DATA ENTRIES:
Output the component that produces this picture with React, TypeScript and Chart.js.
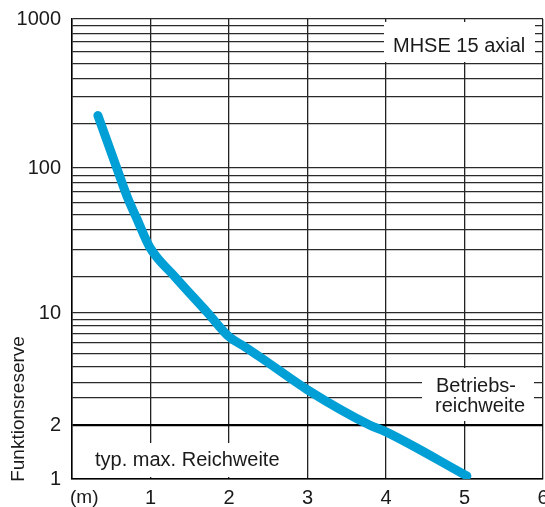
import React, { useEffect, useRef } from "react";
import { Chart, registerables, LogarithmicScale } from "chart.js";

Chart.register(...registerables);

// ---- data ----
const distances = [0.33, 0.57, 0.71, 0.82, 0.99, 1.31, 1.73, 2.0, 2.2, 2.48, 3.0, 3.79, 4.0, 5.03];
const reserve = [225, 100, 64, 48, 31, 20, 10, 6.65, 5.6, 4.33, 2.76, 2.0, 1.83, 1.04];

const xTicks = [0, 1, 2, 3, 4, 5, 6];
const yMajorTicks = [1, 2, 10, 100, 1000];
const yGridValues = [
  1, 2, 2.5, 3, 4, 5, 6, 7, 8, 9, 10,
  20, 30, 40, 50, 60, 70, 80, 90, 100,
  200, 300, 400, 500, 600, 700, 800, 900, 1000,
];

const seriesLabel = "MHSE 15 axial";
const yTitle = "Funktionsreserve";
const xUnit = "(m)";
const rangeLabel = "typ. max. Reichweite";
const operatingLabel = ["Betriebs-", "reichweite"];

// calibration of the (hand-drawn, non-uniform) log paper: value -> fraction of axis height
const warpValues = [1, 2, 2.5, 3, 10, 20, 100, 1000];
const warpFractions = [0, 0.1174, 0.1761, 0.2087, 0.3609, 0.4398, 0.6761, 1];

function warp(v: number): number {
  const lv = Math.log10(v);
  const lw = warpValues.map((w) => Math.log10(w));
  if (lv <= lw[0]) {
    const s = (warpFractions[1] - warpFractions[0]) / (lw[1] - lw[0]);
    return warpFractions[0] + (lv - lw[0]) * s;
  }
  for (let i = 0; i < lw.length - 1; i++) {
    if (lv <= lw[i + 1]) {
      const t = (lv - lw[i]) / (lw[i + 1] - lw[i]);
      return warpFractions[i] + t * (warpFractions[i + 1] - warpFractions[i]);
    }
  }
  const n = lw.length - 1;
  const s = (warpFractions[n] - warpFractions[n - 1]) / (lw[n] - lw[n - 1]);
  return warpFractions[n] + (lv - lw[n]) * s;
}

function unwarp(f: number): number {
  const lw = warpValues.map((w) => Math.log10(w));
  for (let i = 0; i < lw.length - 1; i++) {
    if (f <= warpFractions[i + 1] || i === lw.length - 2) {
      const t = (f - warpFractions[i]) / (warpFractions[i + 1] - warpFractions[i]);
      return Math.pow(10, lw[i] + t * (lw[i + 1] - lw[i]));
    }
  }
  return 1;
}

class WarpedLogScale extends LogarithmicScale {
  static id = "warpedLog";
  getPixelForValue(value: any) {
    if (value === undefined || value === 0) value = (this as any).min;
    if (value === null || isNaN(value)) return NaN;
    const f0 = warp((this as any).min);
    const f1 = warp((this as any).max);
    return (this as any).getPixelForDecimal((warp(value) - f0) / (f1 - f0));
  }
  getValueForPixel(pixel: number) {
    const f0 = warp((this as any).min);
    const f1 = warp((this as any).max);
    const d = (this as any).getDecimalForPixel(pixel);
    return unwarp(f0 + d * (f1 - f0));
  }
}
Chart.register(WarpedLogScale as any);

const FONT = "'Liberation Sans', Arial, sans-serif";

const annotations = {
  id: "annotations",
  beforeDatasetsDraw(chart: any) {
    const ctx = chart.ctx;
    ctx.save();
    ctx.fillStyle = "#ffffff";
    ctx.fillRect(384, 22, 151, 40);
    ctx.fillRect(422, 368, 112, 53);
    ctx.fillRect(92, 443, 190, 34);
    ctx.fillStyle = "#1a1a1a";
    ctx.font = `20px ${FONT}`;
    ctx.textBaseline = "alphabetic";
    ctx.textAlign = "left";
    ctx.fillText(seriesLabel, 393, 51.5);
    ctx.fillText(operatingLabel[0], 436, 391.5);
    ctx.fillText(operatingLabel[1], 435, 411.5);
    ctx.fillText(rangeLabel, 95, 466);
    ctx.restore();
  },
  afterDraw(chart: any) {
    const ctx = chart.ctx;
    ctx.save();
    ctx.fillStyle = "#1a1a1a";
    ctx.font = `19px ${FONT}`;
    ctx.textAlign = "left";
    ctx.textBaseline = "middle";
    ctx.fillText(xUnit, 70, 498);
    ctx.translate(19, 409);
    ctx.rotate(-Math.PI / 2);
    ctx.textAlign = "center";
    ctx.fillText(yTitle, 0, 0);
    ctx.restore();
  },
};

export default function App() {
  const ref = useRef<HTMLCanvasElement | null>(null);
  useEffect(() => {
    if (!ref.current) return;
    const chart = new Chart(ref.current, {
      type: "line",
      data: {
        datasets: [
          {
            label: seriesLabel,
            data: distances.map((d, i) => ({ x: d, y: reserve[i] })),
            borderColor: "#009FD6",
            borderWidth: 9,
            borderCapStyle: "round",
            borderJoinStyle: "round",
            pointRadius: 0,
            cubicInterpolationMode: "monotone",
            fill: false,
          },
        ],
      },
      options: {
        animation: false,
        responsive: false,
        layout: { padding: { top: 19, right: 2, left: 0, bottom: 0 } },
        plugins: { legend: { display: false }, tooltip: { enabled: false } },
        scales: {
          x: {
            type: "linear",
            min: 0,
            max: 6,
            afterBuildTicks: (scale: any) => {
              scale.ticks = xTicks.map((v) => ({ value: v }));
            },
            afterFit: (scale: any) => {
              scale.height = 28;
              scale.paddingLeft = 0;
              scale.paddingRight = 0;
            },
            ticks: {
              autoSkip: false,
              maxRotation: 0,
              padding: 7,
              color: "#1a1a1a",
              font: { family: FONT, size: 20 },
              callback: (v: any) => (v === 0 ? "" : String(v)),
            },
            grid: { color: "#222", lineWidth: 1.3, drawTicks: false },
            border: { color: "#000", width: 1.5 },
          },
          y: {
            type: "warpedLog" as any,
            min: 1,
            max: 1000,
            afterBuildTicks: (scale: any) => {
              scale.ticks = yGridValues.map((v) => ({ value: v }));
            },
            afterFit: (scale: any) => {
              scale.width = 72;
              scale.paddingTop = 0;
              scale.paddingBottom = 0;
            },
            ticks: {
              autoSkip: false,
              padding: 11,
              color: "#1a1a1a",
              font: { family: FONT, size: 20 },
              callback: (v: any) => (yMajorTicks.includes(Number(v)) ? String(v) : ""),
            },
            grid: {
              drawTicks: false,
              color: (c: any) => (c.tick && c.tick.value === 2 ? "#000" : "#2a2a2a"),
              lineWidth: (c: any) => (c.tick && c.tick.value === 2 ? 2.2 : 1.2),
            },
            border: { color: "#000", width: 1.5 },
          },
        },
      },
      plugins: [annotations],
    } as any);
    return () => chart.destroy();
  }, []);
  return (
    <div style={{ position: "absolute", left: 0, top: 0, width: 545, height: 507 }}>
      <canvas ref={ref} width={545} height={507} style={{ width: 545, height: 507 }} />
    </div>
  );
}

--

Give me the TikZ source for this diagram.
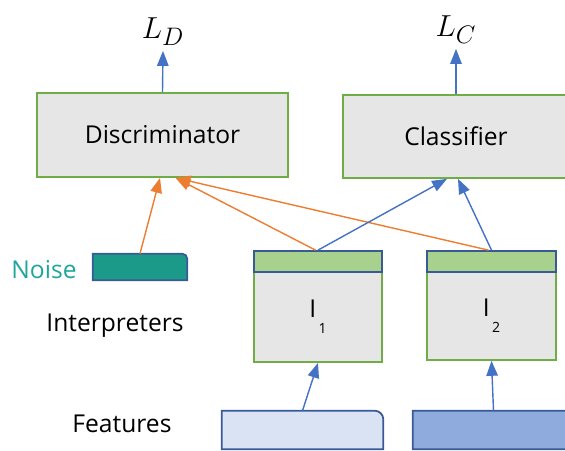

...

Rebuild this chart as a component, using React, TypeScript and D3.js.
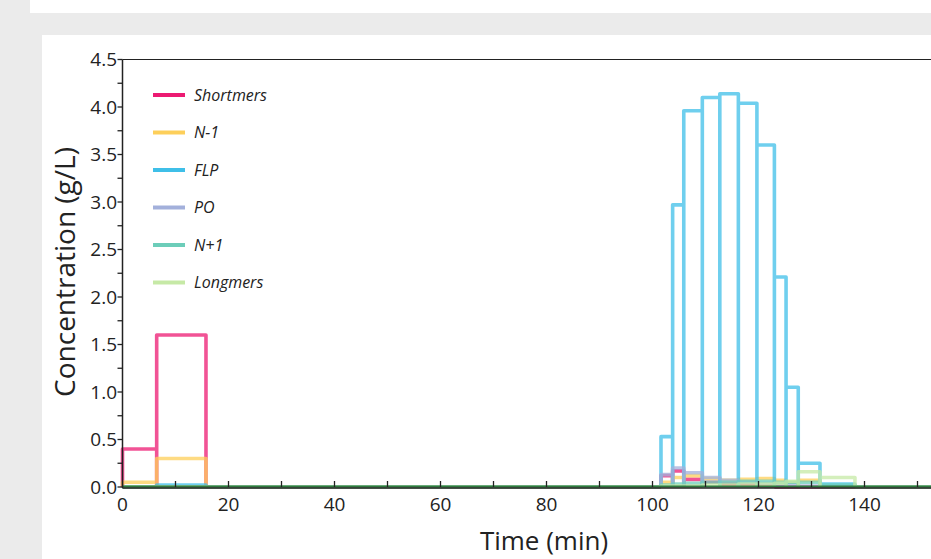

EXERCISE INSTRUCTIONS: Pull every line holding "component" out of the records.

FINAL RESULT:
Output the component that produces this picture with React, TypeScript and Chart.js.
Rebuild this chart as a component, using React, TypeScript and D3.js.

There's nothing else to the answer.